begin

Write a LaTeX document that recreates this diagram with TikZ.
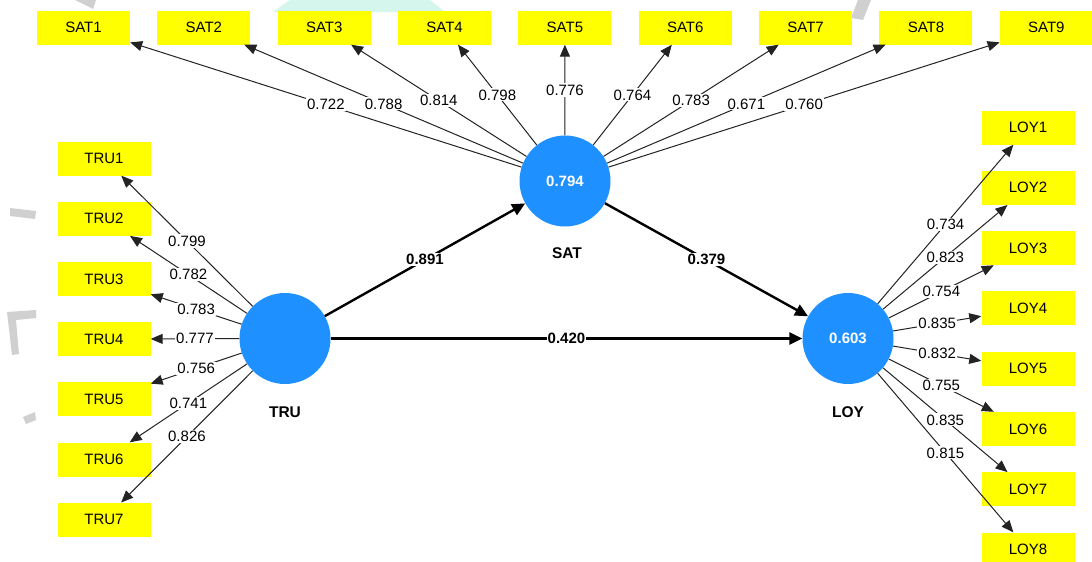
\documentclass[tikz,border=0pt]{standalone}
\usepackage{fontspec}
\setmainfont{Liberation Sans}
\usetikzlibrary{arrows.meta}
\definecolor{lvblue}{RGB}{30,144,255}
\definecolor{indy}{RGB}{255,255,0}
\definecolor{wmgray}{RGB}{208,208,208}
\definecolor{wmteal}{RGB}{212,246,236}
\definecolor{ldline}{RGB}{35,35,35}
\begin{document}
\begin{tikzpicture}[x=1pt,y=-1pt,
  ind/.style={rectangle, fill=indy, minimum width=93pt, minimum height=34pt, inner sep=0pt, font=\fontsize{15}{17}\selectfont},
  lv/.style={circle, fill=lvblue, minimum size=91pt, inner sep=0pt, text=white, font=\bfseries\fontsize{15}{17}\selectfont},
  lvname/.style={font=\bfseries\fontsize{15.5}{17}\selectfont, inner sep=1pt},
  load/.style={draw=ldline, line width=1pt, -{Triangle[length=12pt,width=10pt]}},
  strc/.style={draw=black, line width=2.4pt, -{Triangle[length=13pt,width=12pt]}},
  lab/.style={fill=white, inner sep=1.2pt, font=\fontsize{15}{17}\selectfont},
  slab/.style={fill=white, inner sep=1.2pt, font=\bfseries\fontsize{15}{17}\selectfont}]
\useasboundingbox (0,0) rectangle (1092,562);
\clip (0,0) rectangle (1092,562);
\fill[white] (0,0) rectangle (1092,562);
% watermark fragments
\fill[wmgray] (75,0) -- (96,0) -- (93,9) -- cycle;
\fill[wmteal] (290,0) -- (430,0) -- (445,12) -- (273,12) -- cycle;
\fill[wmgray] (858,0) -- (871,0) -- (863,20) -- (851,18) -- cycle;
\fill[wmgray] (10,208) -- (36,211) -- (35,219) -- (10,216) -- cycle;
\fill[wmgray] (7,312) -- (36,310) -- (36,318) -- (16,320) -- (19,354) -- (12,355) -- cycle;
\fill[wmgray] (23,417) -- (35,412) -- (36,420) -- (26,424) -- cycle;
% latent variables
\node[lv] (SAT) at (565,181) {0.794};
\node[lv] (TRU) at (285,338.5) {};
\node[lv] (LOY) at (848,338.5) {0.603};
\node[lvname] (SATn) at (567,253) {SAT};
\node[lvname] (TRUn) at (285,412) {TRU};
\node[lvname] (LOYn) at (848,412) {LOY};
% indicators
\foreach \i in {1,...,9} \node[ind] (SAT\i) at ({83.5+120.35*(\i-1)},27.5) {SAT\i};
\foreach \i in {1,...,7} \node[ind] (TRU\i) at (104,{158.5+60.2*(\i-1)}) {TRU\i};
\foreach \i in {1,...,8} \node[ind] (LOY\i) at (1028,{127.5+60.3*(\i-1)}) {LOY\i};
% loading lines
\foreach \i in {1,...,9} \draw[load] (SAT) -- (SAT\i);
\foreach \i in {1,...,7} \draw[load] (TRU) -- (TRU\i);
\foreach \i in {1,...,8} \draw[load] (LOY) -- (LOY\i);
% structural paths
\draw[strc] (TRU) -- (SAT);
\draw[strc] (SAT) -- (LOY);
\draw[strc] (TRU) -- (LOY);
% labels
\foreach \i/\v in {1/0.722,2/0.788,3/0.814,4/0.798,5/0.776,6/0.764,7/0.783,8/0.671,9/0.760}
  \path (SAT) -- (SAT\i) node[lab, midway] {\v};
\foreach \i/\v in {1/0.799,2/0.782,3/0.783,4/0.777,5/0.756,6/0.741,7/0.826}
  \path (TRU) -- (TRU\i) node[lab, midway] {\v};
\foreach \i/\v in {1/0.734,2/0.823,3/0.754,4/0.835,5/0.832,6/0.755,7/0.835,8/0.815}
  \path (LOY) -- (LOY\i) node[lab, midway] {\v};
\path (TRU) -- (SAT) node[slab, midway] {0.891};
\path (SAT) -- (LOY) node[slab, midway] {0.379};
\path (TRU) -- (LOY) node[slab, midway] {0.420};
\end{tikzpicture}
\end{document}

end

In your copy of the listing above, reproduce each line exactly and omit all pictures.

Write a LaTeX document that recreates this diagram with TikZ.
\documentclass[tikz,border=0pt]{standalone}
\usepackage{fontspec}
\setmainfont{Liberation Sans}
\usetikzlibrary{arrows.meta}
\definecolor{lvblue}{RGB}{30,144,255}
\definecolor{indy}{RGB}{255,255,0}
\definecolor{wmgray}{RGB}{208,208,208}
\definecolor{wmteal}{RGB}{212,246,236}
\definecolor{ldline}{RGB}{35,35,35}
\begin{document}
\begin{tikzpicture}[x=1pt,y=-1pt,
  ind/.style={rectangle, fill=indy, minimum width=93pt, minimum height=34pt, inner sep=0pt, font=\fontsize{15}{17}\selectfont},
  lv/.style={circle, fill=lvblue, minimum size=91pt, inner sep=0pt, text=white, font=\bfseries\fontsize{15}{17}\selectfont},
  lvname/.style={font=\bfseries\fontsize{15.5}{17}\selectfont, inner sep=1pt},
  load/.style={draw=ldline, line width=1pt, -{Triangle[length=12pt,width=10pt]}},
  strc/.style={draw=black, line width=2.4pt, -{Triangle[length=13pt,width=12pt]}},
  lab/.style={fill=white, inner sep=1.2pt, font=\fontsize{15}{17}\selectfont},
  slab/.style={fill=white, inner sep=1.2pt, font=\bfseries\fontsize{15}{17}\selectfont}]
\useasboundingbox (0,0) rectangle (1092,562);
\clip (0,0) rectangle (1092,562);
\fill[white] (0,0) rectangle (1092,562);
% watermark fragments
\fill[wmgray] (75,0) -- (96,0) -- (93,9) -- cycle;
\fill[wmteal] (290,0) -- (430,0) -- (445,12) -- (273,12) -- cycle;
\fill[wmgray] (858,0) -- (871,0) -- (863,20) -- (851,18) -- cycle;
\fill[wmgray] (10,208) -- (36,211) -- (35,219) -- (10,216) -- cycle;
\fill[wmgray] (7,312) -- (36,310) -- (36,318) -- (16,320) -- (19,354) -- (12,355) -- cycle;
\fill[wmgray] (23,417) -- (35,412) -- (36,420) -- (26,424) -- cycle;
% latent variables
\node[lv] (SAT) at (565,181) {0.794};
\node[lv] (TRU) at (285,338.5) {};
\node[lv] (LOY) at (848,338.5) {0.603};
\node[lvname] (SATn) at (567,253) {SAT};
\node[lvname] (TRUn) at (285,412) {TRU};
\node[lvname] (LOYn) at (848,412) {LOY};
% indicators
\foreach \i in {1,...,9} \node[ind] (SAT\i) at ({83.5+120.35*(\i-1)},27.5) {SAT\i};
\foreach \i in {1,...,7} \node[ind] (TRU\i) at (104,{158.5+60.2*(\i-1)}) {TRU\i};
\foreach \i in {1,...,8} \node[ind] (LOY\i) at (1028,{127.5+60.3*(\i-1)}) {LOY\i};
% loading lines
\foreach \i in {1,...,9} \draw[load] (SAT) -- (SAT\i);
\foreach \i in {1,...,7} \draw[load] (TRU) -- (TRU\i);
\foreach \i in {1,...,8} \draw[load] (LOY) -- (LOY\i);
% structural paths
\draw[strc] (TRU) -- (SAT);
\draw[strc] (SAT) -- (LOY);
\draw[strc] (TRU) -- (LOY);
% labels
\foreach \i/\v in {1/0.722,2/0.788,3/0.814,4/0.798,5/0.776,6/0.764,7/0.783,8/0.671,9/0.760}
  \path (SAT) -- (SAT\i) node[lab, midway] {\v};
\foreach \i/\v in {1/0.799,2/0.782,3/0.783,4/0.777,5/0.756,6/0.741,7/0.826}
  \path (TRU) -- (TRU\i) node[lab, midway] {\v};
\foreach \i/\v in {1/0.734,2/0.823,3/0.754,4/0.835,5/0.832,6/0.755,7/0.835,8/0.815}
  \path (LOY) -- (LOY\i) node[lab, midway] {\v};
\path (TRU) -- (SAT) node[slab, midway] {0.891};
\path (SAT) -- (LOY) node[slab, midway] {0.379};
\path (TRU) -- (LOY) node[slab, midway] {0.420};
\end{tikzpicture}
\end{document}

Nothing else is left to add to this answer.